DESCRIPTION OF THE TASK:
Compute the number of lines that include the string "this", then output that number and nothing else.

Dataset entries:
▼

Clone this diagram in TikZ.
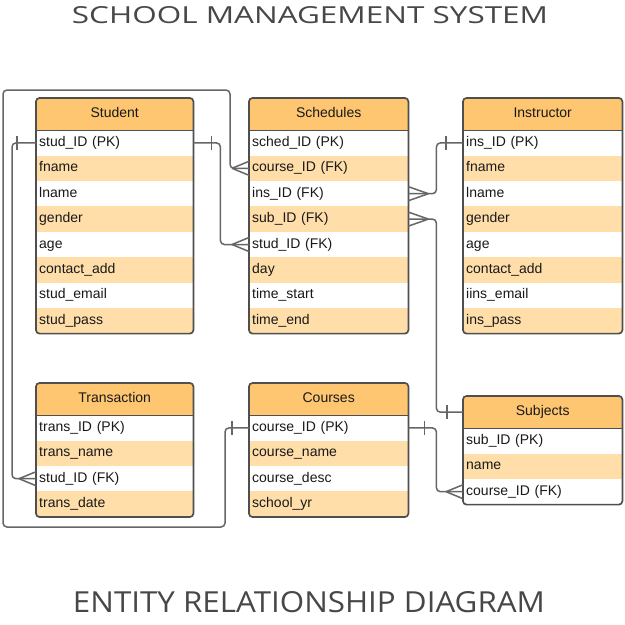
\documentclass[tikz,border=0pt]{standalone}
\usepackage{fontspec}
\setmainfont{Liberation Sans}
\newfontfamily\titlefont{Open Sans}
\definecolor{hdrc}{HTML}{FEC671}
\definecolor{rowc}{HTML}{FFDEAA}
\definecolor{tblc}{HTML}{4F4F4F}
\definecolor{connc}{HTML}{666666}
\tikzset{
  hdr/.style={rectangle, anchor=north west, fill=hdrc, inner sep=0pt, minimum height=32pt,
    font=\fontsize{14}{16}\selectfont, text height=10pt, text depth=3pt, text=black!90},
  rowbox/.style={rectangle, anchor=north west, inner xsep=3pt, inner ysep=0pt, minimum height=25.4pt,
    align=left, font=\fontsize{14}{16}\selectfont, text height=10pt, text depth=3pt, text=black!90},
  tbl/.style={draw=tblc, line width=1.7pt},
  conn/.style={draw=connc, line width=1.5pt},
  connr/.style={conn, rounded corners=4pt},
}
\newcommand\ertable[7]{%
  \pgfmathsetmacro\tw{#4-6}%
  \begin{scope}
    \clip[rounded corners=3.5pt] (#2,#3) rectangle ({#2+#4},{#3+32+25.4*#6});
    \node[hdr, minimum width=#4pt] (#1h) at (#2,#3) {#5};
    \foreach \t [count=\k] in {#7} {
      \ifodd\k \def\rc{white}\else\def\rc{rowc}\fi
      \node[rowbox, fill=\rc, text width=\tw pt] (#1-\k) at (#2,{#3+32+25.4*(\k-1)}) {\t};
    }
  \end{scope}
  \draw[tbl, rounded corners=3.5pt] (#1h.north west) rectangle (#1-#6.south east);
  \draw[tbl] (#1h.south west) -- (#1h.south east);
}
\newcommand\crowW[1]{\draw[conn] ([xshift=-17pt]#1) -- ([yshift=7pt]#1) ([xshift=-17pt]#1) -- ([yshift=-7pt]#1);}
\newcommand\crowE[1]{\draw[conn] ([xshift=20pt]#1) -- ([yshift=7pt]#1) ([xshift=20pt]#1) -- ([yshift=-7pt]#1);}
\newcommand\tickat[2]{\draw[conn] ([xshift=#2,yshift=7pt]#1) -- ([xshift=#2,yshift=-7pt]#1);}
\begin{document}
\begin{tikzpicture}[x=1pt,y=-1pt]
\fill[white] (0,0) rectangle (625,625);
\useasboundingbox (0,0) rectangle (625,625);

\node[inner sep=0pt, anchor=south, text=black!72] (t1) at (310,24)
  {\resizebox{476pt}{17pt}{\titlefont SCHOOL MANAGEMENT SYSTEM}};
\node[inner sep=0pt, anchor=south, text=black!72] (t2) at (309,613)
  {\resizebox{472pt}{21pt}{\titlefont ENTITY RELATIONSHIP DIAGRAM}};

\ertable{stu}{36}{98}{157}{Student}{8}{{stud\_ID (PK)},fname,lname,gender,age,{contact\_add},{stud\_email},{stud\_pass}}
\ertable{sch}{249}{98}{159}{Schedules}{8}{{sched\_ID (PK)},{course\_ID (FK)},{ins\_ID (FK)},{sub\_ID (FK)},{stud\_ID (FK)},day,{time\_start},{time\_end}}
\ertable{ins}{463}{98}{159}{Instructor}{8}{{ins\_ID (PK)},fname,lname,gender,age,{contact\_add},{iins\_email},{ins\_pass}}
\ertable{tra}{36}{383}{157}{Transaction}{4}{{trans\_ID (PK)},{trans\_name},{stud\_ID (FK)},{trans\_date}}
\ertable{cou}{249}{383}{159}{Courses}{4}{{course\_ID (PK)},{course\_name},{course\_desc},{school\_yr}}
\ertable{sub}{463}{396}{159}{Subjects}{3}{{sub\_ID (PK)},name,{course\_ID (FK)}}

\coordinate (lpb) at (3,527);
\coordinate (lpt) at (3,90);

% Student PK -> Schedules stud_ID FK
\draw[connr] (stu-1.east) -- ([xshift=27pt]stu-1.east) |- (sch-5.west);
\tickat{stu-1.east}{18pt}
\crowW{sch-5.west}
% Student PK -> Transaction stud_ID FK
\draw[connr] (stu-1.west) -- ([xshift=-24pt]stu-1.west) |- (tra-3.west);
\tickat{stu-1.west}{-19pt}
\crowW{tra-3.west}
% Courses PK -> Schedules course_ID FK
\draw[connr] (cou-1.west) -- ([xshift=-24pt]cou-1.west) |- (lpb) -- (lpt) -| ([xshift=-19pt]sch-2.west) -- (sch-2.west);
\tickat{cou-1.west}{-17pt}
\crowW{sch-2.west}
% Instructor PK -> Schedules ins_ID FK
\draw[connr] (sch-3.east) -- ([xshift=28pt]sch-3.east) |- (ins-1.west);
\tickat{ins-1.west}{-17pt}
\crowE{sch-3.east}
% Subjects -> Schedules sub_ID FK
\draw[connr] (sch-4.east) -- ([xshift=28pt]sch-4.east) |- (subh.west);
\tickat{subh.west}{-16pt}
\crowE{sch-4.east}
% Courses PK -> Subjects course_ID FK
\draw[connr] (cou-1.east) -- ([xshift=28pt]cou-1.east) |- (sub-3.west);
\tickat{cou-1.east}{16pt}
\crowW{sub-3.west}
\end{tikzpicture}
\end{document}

▲
▼

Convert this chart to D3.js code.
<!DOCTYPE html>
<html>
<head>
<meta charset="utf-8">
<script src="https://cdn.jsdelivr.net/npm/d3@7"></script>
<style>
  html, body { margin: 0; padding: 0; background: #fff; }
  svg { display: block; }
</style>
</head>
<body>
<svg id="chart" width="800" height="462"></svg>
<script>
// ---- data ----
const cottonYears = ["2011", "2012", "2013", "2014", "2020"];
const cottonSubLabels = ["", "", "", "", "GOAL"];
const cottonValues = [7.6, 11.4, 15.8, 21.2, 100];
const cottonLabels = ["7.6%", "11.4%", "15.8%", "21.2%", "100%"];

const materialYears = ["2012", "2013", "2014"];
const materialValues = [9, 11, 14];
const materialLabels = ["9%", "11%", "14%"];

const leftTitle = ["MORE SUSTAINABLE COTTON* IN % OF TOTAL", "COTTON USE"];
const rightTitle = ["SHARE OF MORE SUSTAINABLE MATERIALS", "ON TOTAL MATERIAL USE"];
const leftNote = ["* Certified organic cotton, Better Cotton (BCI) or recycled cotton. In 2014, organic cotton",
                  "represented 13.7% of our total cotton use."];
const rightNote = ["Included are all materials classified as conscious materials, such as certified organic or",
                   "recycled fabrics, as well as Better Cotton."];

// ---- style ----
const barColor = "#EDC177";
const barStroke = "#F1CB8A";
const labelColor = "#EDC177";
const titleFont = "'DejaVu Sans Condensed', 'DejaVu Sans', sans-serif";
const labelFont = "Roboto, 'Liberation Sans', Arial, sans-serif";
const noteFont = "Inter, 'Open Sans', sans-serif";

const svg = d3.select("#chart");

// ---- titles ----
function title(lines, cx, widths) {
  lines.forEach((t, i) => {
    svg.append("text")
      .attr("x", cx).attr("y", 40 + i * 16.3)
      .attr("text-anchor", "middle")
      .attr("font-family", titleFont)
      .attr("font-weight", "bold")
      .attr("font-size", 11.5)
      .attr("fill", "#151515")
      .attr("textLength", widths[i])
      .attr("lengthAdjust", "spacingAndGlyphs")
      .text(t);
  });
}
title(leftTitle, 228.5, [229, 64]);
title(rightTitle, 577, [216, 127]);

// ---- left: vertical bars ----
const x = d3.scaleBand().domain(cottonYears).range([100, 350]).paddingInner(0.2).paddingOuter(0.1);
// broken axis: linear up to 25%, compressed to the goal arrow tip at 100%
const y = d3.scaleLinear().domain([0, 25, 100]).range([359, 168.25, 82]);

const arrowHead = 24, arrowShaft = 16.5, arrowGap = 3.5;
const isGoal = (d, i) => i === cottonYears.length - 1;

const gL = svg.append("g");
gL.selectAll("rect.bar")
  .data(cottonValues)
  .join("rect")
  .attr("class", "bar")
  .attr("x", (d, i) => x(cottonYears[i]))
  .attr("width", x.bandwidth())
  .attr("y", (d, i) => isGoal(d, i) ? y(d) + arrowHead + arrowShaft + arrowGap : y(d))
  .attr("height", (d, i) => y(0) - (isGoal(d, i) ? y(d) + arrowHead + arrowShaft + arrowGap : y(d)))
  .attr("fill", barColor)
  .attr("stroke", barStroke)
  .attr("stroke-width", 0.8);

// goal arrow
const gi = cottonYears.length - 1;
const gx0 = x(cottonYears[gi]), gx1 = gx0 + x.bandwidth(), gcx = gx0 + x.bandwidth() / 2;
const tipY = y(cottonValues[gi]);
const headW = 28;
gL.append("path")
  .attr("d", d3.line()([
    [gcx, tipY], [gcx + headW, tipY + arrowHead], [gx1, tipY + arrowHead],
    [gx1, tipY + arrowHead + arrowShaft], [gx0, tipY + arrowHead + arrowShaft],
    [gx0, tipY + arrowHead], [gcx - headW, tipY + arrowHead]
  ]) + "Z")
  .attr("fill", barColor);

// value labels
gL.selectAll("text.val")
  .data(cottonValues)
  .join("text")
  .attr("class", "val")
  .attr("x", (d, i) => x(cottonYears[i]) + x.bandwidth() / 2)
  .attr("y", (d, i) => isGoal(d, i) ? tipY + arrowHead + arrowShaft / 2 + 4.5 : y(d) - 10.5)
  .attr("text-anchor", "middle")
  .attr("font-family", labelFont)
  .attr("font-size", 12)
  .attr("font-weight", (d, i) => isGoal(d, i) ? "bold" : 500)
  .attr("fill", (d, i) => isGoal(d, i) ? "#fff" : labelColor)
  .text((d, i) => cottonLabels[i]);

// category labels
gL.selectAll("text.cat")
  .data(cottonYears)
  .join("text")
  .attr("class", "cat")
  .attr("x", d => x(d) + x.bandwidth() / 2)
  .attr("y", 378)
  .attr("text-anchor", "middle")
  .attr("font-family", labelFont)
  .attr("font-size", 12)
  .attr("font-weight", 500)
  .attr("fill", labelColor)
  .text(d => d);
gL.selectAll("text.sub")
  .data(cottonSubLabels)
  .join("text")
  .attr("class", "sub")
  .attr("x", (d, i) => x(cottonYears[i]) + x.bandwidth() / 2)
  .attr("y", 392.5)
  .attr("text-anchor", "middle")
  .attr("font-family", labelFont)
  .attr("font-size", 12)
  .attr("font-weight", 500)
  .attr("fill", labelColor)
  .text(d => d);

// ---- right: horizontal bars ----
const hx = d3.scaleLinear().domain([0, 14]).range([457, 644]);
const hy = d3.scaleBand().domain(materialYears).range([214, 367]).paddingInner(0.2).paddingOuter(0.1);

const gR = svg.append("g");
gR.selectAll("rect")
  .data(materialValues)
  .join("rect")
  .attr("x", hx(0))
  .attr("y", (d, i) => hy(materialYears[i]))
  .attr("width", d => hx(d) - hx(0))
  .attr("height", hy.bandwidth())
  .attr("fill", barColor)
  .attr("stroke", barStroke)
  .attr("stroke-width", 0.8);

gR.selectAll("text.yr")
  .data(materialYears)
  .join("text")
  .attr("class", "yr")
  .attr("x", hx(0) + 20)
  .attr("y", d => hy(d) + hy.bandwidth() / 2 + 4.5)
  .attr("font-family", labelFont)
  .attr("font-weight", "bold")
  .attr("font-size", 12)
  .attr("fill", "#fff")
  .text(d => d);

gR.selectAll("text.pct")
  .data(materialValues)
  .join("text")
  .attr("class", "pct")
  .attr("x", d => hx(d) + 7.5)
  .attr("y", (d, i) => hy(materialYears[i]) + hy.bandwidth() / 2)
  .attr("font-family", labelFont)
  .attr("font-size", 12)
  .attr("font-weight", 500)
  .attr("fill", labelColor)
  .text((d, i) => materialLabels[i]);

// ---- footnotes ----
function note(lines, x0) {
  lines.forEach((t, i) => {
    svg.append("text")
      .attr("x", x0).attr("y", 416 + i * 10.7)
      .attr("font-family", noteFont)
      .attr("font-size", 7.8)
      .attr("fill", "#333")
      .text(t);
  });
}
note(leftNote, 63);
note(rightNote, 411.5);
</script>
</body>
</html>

▲
▼

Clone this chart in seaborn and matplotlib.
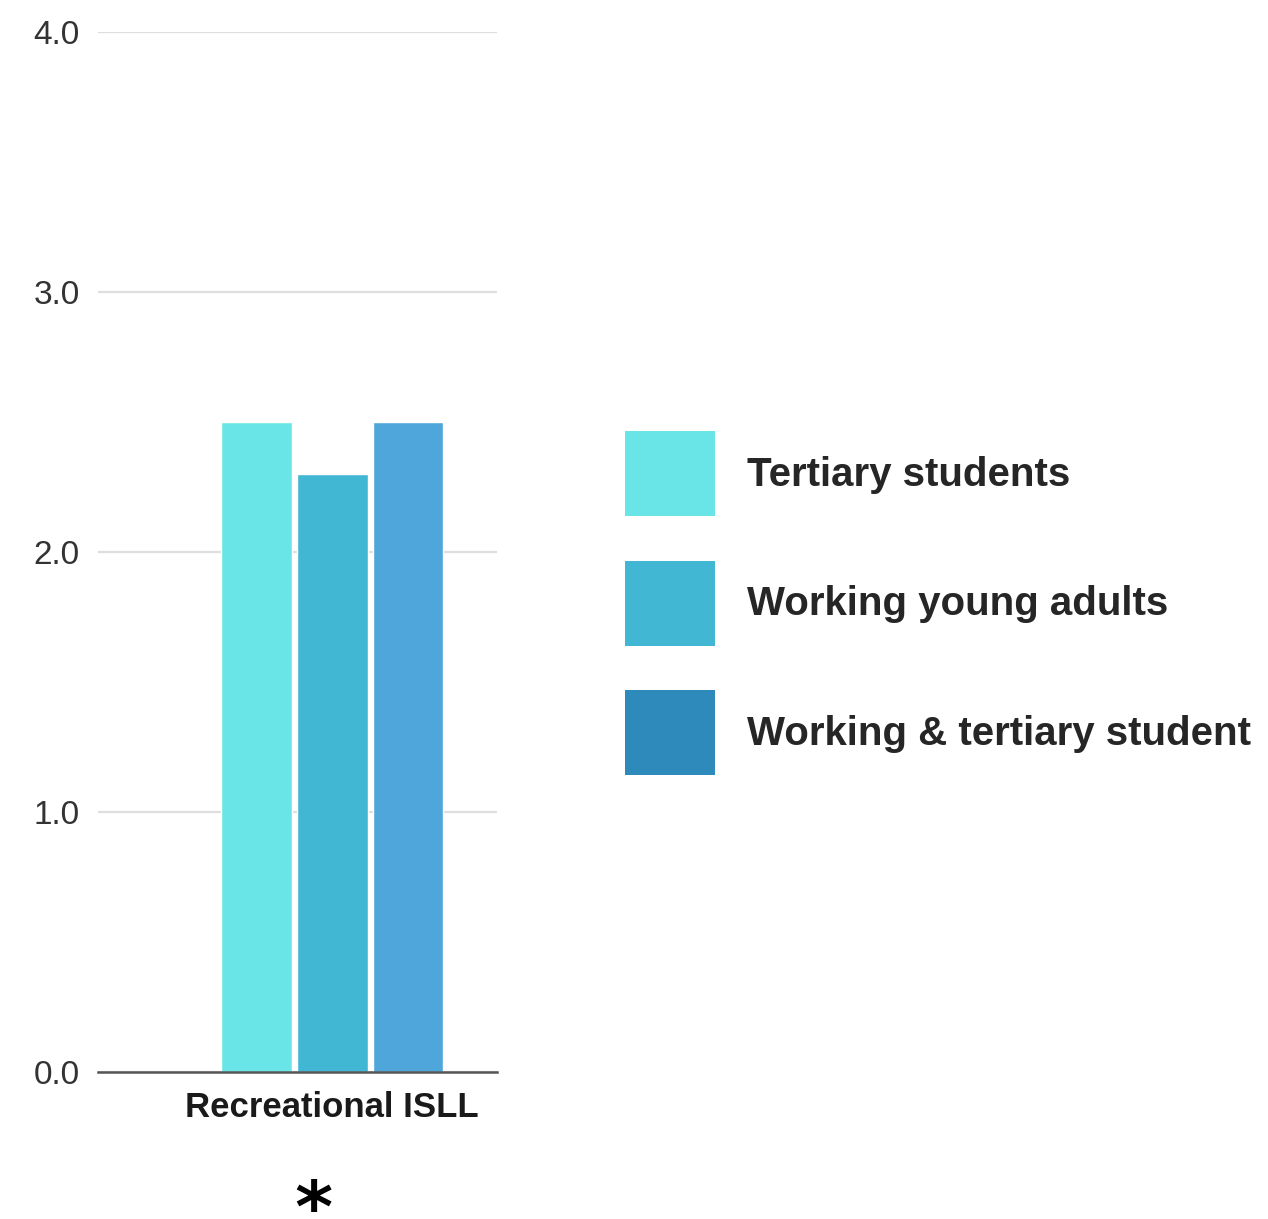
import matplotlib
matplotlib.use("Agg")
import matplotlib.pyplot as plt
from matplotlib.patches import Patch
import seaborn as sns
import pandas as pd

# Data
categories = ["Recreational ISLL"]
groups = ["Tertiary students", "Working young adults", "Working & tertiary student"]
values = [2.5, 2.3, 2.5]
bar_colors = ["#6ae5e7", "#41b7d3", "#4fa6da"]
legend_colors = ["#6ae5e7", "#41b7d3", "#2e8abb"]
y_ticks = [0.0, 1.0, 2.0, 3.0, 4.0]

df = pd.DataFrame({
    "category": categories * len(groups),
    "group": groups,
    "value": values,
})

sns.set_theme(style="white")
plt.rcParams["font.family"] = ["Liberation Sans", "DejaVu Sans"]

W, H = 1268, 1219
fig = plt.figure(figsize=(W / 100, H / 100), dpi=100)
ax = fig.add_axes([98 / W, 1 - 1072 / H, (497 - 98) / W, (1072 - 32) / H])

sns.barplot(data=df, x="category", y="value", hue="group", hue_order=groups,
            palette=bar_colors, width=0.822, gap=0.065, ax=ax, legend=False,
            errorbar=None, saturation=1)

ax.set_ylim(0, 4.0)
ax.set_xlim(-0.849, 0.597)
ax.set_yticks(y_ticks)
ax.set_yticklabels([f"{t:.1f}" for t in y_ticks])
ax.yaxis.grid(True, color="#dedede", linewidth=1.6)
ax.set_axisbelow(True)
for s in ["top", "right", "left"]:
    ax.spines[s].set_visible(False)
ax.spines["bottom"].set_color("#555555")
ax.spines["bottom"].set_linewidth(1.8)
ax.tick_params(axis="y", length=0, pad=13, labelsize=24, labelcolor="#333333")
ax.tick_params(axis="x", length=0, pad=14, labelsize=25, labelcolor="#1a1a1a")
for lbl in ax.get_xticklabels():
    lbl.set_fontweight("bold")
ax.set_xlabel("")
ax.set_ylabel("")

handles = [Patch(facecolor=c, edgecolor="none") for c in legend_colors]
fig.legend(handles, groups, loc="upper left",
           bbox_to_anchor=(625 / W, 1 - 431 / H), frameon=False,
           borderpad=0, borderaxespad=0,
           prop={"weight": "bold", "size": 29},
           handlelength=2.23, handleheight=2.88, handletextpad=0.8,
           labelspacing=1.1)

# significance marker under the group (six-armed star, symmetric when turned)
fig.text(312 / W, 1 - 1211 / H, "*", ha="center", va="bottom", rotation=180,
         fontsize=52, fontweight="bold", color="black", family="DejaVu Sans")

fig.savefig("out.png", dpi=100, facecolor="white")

▲

WRITTEN SOLUTION:
3